Published on: January 20, 2014by Kevin Coupe
I'd like to use this space this morning to do something a little different. Rather than highlight one specific story that I think offers some sort of lesson or metaphor about how business is - or ought to be - conducted, I'd like to simply draw your attention to a theme that seems to be running through this morning's MNB stories.
There's a piece about how Amazon is developing software that will be able to figure out what you want to buy even before you buy it, and then position that product so it can get the item to you faster. There's a story about how online realities (low and dynamic pricing and burgeoning shipping wars) are going to change the competitive landscape. There's a report on how Peapod is working to carve out its position on that landscape so that it can effectively fight off Amazon and Walmart. And there's a link to a contrarian think piece about how technology actually is not making us less intimately connected with each other.

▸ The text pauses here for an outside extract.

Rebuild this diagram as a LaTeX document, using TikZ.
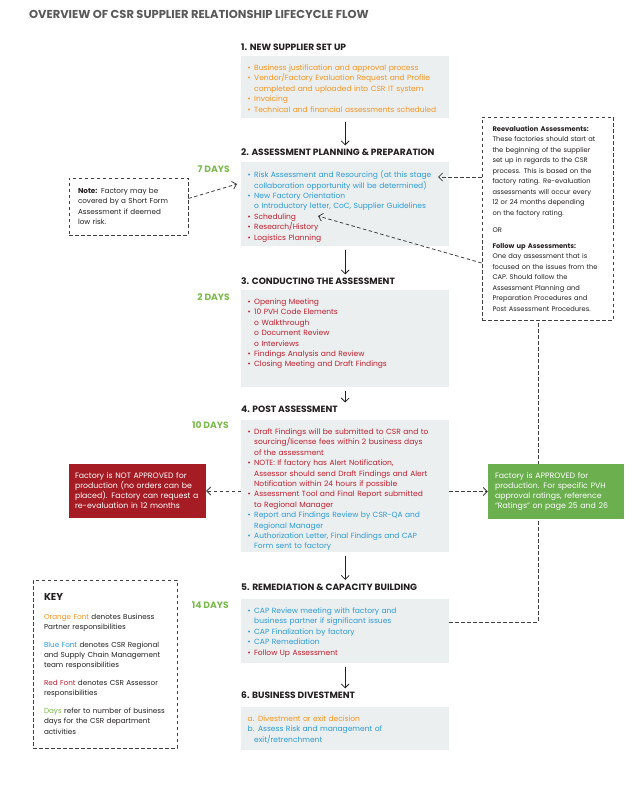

There also is a lot of other stuff this morning. (It is a particularly robust news Monday.) But it strikes me that all of these stories point to a fast-changing retail dynamic in which competitors must constantly be considering the big idea, looking for the big opportunity, and being far more targeted and precise in how they define themselves.
To me, that's the Eye-Opener. It shouldn't surprise anyone, but it will.
"Innovation," Steve Jobs once said, "distinguishes between a leader and a follower."
Businesses that are not taking risks in pursuit of innovation are taking a different risk - that they will be left behind, irrelevant and impotent, watching from behind as new companies and new ideas capture people's imaginations and business.